▸ **PROBLEM STATEMENT**
Print, please, exactly and only the lines between the line holding "Output the LaTeX" and the line holding "(338,225) circle (1.5);", inclusive, omitting any pictures.

# # #

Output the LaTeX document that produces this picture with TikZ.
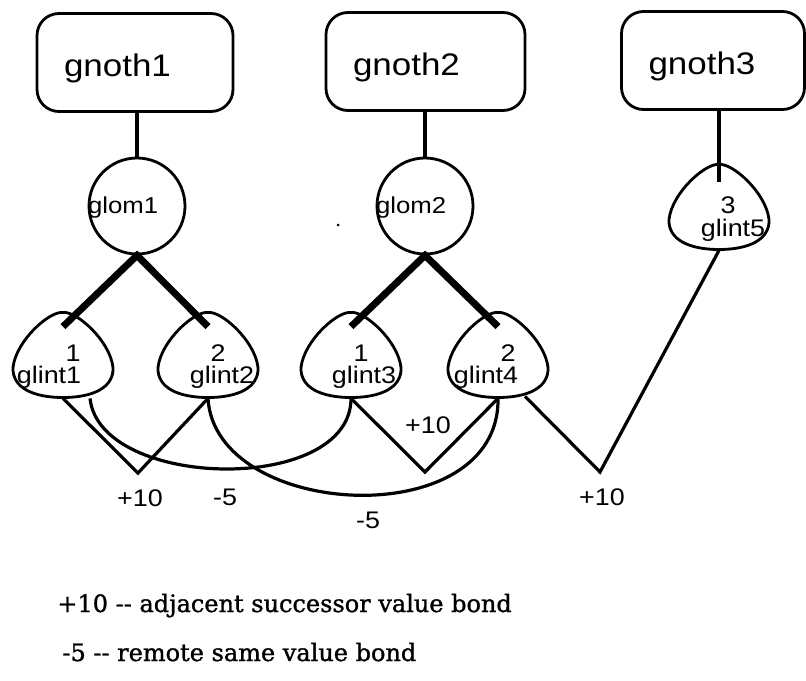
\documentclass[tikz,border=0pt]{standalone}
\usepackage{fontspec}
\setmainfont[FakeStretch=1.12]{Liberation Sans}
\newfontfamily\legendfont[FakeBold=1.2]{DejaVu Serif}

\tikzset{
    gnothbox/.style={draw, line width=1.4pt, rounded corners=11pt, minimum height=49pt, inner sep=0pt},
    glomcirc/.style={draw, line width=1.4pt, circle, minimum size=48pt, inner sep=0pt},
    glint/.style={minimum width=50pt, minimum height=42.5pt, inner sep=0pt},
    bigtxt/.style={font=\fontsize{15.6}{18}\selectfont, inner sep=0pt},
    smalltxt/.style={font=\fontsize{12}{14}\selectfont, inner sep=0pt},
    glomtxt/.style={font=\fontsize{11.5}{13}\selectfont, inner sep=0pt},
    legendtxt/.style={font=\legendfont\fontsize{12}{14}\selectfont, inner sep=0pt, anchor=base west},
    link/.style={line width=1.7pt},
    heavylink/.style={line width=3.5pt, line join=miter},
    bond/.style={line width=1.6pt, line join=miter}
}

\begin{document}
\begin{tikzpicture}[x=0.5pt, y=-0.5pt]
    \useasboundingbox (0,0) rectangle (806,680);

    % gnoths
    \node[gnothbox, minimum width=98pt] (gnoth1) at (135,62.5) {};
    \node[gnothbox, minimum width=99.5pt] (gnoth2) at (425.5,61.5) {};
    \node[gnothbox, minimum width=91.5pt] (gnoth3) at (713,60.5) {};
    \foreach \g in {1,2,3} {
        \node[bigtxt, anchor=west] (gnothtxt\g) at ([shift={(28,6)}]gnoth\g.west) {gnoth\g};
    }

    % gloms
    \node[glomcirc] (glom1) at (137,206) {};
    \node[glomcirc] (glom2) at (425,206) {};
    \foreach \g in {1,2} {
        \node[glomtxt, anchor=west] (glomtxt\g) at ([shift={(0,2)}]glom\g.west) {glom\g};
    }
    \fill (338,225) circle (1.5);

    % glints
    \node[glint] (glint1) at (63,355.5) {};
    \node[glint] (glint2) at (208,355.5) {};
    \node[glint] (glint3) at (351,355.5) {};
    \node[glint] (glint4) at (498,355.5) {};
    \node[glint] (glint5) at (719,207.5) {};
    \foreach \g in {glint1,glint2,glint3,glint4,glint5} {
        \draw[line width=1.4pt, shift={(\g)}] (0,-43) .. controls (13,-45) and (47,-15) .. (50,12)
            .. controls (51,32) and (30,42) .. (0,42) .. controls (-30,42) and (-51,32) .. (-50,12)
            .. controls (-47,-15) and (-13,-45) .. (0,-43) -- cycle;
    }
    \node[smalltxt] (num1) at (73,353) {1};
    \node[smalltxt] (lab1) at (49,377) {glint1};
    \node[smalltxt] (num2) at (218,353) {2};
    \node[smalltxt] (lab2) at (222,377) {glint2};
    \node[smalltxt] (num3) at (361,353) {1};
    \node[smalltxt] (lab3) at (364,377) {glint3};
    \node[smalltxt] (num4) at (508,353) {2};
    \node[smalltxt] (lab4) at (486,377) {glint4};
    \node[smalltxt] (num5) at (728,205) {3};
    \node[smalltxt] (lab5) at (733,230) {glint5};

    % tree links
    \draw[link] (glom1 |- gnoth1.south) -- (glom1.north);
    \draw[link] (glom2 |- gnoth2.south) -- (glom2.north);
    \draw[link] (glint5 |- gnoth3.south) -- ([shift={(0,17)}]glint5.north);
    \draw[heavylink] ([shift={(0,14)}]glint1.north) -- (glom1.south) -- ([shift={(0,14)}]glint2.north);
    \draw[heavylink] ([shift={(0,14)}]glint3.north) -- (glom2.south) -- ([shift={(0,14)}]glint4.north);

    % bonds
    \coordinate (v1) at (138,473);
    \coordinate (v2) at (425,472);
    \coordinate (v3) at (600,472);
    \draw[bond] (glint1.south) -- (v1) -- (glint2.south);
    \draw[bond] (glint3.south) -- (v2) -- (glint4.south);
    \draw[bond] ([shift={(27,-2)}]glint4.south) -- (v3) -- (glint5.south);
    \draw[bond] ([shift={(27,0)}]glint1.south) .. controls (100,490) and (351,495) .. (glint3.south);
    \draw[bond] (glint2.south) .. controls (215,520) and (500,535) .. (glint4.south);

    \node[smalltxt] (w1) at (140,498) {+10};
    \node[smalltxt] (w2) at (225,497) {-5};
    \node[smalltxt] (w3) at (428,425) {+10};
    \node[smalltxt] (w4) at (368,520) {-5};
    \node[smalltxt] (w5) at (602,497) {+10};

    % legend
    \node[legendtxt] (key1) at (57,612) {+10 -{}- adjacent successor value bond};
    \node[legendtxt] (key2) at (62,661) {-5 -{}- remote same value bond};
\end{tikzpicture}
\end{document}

# # #

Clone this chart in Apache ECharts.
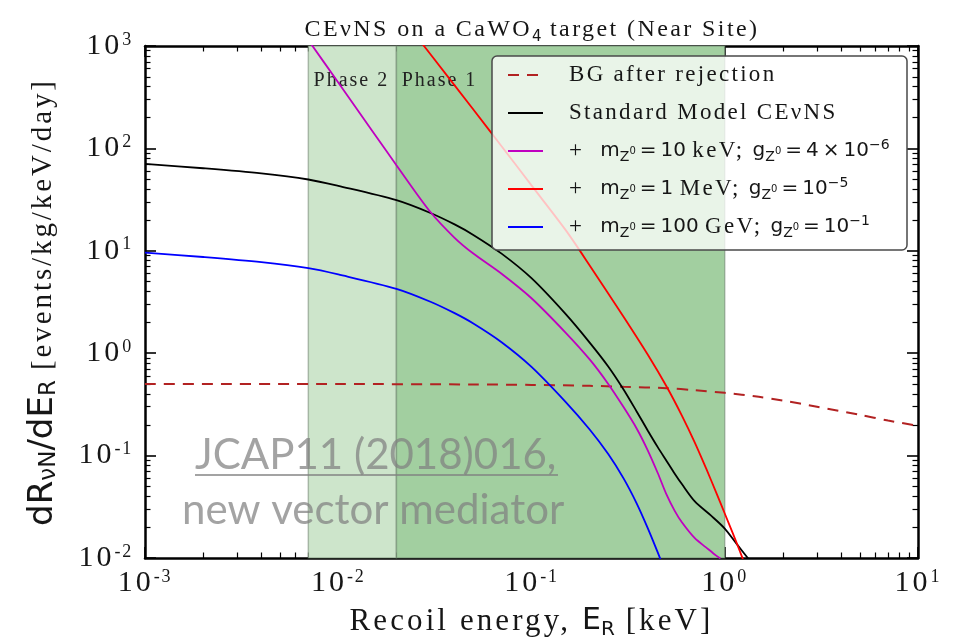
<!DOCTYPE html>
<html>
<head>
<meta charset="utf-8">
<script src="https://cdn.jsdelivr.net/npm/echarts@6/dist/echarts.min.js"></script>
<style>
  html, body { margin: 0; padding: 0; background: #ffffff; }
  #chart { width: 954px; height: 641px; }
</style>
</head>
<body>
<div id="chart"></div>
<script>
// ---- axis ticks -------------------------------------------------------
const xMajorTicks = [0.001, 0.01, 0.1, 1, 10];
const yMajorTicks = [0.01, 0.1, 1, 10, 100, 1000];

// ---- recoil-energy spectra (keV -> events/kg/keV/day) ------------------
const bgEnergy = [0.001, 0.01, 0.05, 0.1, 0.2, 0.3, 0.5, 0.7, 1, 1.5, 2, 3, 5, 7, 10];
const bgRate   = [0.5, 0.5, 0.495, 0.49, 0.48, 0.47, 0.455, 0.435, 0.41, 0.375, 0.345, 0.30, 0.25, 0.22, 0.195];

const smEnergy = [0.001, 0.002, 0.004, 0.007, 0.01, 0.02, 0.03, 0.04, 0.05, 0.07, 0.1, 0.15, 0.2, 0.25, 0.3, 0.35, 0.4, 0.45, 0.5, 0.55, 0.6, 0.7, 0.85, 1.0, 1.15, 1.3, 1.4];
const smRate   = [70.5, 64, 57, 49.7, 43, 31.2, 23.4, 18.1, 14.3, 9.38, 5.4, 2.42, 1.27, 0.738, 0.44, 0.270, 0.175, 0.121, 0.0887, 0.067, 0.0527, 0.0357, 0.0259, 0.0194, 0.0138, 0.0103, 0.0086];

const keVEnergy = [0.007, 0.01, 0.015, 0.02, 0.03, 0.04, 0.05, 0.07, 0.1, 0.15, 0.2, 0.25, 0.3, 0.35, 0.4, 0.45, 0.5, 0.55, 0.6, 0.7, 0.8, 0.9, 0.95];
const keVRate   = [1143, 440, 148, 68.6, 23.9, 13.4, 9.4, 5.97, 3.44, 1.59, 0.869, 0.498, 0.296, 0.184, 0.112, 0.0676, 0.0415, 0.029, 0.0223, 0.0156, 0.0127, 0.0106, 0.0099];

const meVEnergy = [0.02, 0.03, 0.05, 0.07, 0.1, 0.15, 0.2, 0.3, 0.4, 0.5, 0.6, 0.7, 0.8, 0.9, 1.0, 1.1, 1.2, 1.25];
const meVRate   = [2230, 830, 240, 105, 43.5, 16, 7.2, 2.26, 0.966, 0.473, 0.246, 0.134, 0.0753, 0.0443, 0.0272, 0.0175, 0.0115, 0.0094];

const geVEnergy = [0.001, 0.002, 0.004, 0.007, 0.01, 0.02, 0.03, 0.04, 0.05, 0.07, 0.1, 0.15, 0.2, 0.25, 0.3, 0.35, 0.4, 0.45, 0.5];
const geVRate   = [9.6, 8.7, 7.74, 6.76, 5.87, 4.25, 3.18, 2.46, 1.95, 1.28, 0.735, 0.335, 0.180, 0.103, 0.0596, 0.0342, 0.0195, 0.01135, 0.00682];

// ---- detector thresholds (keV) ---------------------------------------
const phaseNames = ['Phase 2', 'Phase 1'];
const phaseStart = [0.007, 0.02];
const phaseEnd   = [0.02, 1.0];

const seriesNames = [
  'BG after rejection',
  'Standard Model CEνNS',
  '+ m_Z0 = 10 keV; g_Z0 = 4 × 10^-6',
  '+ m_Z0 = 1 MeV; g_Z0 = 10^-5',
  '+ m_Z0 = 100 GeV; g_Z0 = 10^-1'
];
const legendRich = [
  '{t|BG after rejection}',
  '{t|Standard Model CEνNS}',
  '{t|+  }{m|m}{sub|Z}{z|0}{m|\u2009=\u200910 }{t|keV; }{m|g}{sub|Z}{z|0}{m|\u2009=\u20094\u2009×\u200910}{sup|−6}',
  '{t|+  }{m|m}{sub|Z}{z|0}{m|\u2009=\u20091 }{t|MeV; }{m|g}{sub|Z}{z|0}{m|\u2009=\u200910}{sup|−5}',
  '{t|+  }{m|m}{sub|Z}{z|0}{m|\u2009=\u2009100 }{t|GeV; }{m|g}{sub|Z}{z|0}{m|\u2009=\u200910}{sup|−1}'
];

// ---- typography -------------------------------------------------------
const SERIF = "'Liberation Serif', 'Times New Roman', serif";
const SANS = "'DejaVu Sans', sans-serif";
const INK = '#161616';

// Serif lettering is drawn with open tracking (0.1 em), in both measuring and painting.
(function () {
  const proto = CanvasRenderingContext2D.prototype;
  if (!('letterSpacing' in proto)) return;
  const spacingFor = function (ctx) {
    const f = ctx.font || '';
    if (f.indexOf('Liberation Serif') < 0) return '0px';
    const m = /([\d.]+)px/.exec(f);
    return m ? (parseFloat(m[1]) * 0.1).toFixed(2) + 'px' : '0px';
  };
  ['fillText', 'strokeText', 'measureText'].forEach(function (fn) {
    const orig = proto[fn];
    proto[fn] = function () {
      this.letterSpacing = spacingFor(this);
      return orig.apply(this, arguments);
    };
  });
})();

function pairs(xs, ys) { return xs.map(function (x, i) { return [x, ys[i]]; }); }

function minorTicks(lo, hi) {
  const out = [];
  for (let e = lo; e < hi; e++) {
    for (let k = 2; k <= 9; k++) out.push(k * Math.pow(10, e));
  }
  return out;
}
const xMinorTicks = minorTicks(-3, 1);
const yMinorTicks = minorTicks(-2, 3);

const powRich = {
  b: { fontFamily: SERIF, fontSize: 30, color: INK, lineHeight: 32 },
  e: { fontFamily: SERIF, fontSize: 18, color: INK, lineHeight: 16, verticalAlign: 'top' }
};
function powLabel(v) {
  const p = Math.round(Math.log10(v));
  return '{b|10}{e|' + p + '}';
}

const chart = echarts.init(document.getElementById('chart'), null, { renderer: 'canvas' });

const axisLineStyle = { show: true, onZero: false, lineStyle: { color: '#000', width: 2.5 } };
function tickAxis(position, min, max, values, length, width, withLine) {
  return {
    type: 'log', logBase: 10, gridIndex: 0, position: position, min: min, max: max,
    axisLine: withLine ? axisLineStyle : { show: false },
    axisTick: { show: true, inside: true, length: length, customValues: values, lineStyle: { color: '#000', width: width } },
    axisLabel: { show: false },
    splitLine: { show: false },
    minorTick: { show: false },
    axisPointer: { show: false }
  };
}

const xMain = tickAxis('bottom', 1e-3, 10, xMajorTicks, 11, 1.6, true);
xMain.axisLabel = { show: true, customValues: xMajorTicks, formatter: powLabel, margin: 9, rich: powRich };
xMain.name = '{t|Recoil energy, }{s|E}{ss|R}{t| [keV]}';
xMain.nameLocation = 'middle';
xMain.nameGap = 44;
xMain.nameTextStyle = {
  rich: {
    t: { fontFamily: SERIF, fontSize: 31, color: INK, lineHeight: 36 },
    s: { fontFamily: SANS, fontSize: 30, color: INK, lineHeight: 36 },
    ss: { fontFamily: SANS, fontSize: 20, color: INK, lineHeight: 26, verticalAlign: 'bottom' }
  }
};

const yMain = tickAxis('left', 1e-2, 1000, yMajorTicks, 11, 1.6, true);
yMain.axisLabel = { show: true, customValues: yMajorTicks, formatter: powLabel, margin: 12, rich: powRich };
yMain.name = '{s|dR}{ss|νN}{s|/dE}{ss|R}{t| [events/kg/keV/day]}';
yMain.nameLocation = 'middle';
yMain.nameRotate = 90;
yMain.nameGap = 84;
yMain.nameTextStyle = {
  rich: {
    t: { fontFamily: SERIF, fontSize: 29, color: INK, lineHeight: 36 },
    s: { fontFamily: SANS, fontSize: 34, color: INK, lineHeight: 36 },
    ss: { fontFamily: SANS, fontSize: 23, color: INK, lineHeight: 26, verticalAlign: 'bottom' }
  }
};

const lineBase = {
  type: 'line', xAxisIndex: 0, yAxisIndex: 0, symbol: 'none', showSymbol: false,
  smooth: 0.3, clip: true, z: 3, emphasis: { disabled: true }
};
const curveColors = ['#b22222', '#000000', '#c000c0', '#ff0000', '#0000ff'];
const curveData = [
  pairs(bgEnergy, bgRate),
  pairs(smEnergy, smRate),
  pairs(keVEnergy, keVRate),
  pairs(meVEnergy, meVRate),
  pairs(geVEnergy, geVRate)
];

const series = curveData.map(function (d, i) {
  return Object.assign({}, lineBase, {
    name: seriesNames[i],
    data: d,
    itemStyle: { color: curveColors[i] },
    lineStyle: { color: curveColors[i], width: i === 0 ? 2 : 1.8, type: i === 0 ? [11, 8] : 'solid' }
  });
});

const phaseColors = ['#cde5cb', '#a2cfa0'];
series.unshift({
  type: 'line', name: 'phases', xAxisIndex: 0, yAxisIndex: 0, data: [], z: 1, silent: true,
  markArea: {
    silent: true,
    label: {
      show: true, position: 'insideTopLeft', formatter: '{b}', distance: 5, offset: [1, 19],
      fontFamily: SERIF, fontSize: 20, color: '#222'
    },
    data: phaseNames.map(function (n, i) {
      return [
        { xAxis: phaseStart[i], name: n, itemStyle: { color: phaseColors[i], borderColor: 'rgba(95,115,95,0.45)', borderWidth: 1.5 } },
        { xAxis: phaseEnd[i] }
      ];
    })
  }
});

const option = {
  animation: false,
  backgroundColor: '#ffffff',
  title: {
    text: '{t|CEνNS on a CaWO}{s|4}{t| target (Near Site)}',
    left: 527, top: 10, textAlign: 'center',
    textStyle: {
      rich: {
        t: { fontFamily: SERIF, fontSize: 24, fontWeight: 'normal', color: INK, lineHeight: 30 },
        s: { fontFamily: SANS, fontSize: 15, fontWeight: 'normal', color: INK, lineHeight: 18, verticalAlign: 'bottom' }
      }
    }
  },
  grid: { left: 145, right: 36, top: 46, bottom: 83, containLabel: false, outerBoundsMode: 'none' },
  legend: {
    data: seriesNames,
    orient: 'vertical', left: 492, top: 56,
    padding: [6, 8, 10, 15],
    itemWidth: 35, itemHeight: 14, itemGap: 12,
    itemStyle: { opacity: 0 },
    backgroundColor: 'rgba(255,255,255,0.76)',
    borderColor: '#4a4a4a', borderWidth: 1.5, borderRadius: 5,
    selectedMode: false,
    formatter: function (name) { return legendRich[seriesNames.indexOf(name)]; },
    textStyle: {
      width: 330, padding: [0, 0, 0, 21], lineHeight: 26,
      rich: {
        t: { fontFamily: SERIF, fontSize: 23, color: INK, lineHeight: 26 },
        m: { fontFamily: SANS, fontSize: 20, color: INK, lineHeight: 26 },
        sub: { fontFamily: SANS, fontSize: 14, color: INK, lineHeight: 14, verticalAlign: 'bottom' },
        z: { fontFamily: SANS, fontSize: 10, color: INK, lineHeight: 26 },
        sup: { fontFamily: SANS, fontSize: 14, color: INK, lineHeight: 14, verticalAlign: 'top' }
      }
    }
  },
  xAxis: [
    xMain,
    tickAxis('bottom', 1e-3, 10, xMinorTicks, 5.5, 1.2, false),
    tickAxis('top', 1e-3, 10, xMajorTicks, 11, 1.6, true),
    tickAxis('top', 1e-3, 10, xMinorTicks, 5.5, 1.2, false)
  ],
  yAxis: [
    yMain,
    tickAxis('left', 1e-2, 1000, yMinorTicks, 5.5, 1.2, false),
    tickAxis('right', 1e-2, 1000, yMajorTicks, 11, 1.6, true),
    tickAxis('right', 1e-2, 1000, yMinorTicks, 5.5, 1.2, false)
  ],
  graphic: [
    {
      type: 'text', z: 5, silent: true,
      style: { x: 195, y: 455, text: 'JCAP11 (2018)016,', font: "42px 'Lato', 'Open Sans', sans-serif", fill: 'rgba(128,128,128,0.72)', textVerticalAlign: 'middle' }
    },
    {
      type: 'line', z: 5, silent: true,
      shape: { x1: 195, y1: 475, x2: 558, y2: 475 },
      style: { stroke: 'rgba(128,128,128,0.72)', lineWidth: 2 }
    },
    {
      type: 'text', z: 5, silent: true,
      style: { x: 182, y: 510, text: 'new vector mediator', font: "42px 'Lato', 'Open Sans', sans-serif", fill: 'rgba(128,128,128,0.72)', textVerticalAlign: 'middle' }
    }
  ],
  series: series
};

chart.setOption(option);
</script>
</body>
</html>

# # #

▸ **RIGHT ANSWER**
Output the LaTeX document that produces this picture with TikZ.
\documentclass[tikz,border=0pt]{standalone}
\usepackage{fontspec}
\setmainfont[FakeStretch=1.12]{Liberation Sans}
\newfontfamily\legendfont[FakeBold=1.2]{DejaVu Serif}

\tikzset{
    gnothbox/.style={draw, line width=1.4pt, rounded corners=11pt, minimum height=49pt, inner sep=0pt},
    glomcirc/.style={draw, line width=1.4pt, circle, minimum size=48pt, inner sep=0pt},
    glint/.style={minimum width=50pt, minimum height=42.5pt, inner sep=0pt},
    bigtxt/.style={font=\fontsize{15.6}{18}\selectfont, inner sep=0pt},
    smalltxt/.style={font=\fontsize{12}{14}\selectfont, inner sep=0pt},
    glomtxt/.style={font=\fontsize{11.5}{13}\selectfont, inner sep=0pt},
    legendtxt/.style={font=\legendfont\fontsize{12}{14}\selectfont, inner sep=0pt, anchor=base west},
    link/.style={line width=1.7pt},
    heavylink/.style={line width=3.5pt, line join=miter},
    bond/.style={line width=1.6pt, line join=miter}
}

\begin{document}
\begin{tikzpicture}[x=0.5pt, y=-0.5pt]
    \useasboundingbox (0,0) rectangle (806,680);

    % gnoths
    \node[gnothbox, minimum width=98pt] (gnoth1) at (135,62.5) {};
    \node[gnothbox, minimum width=99.5pt] (gnoth2) at (425.5,61.5) {};
    \node[gnothbox, minimum width=91.5pt] (gnoth3) at (713,60.5) {};
    \foreach \g in {1,2,3} {
        \node[bigtxt, anchor=west] (gnothtxt\g) at ([shift={(28,6)}]gnoth\g.west) {gnoth\g};
    }

    % gloms
    \node[glomcirc] (glom1) at (137,206) {};
    \node[glomcirc] (glom2) at (425,206) {};
    \foreach \g in {1,2} {
        \node[glomtxt, anchor=west] (glomtxt\g) at ([shift={(0,2)}]glom\g.west) {glom\g};
    }
    \fill (338,225) circle (1.5);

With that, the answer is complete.